"Memang, secara aturan perundangan memang tidak ada pelanggaran. Tetapi dari sisi kepatutan ini jelas sebuah kesalahan organisasi," jelasnya.
Sebab, kata Risdal, ketika hal itu benar terjadi dikhawatirkan timbul konflik kepentingan dan memang mengundang potensi masalah yang lebih besar.
"Dikhawatirkan akan timbul konflik kepentingan antara tugas sebagai pembina prestasi olahraga cabor dengan kebutuhan untuk membayar kewajiban angsuran bank itu," katanya.
Lebih lanjut Risdal mengatakan, KONI sebagai organisasi atau lembaga mengetahui terkait SK pengurus yang diagunkan kepada pihak Bank.
"Karena biasanya, surat referensi dan rekomendasi sebagai persyaratan administrasi pengajuan kredit harus dibuat dan disampaikan," tuturnya.
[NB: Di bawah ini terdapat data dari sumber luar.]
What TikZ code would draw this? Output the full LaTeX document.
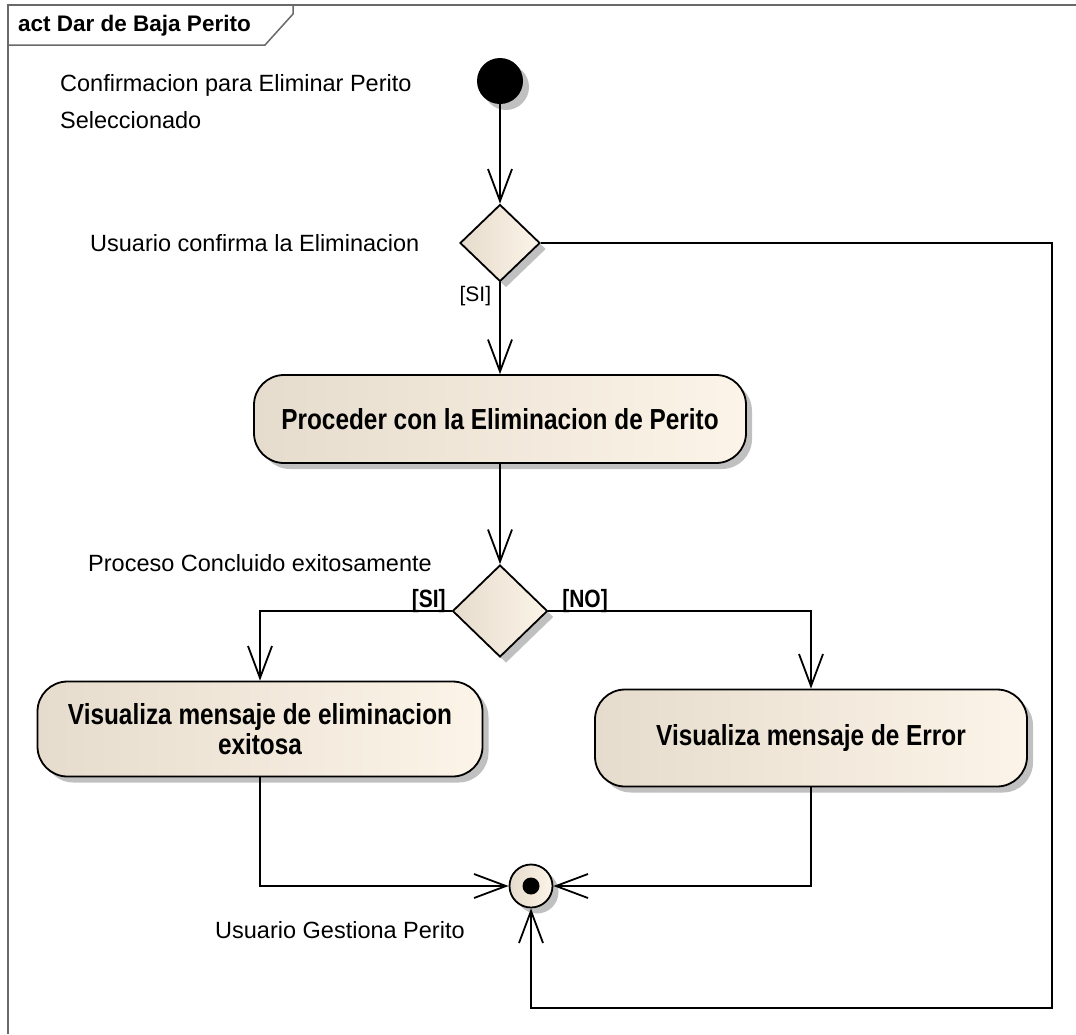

Namun, tambah Risdal, atau mungkin secara kelembagaan antara KONI dan Bank tersebut sudah membuat MoU kerjasama mengenai kebutuhan keuangan para pengurus itu.
"KONI itu sebagai penerima hibah yang termaktub penggunaanya untuk pembinaan Cabor, termasuk untuk operasional dan honorarium pengurus," jelasnya.
Seperti diketahui pada tahun 2022 KONI menerima hibah Rp20 miliar, sementara tahun 2023 pemkab Bandung mengalokasikan sekitar Rp7 miliar.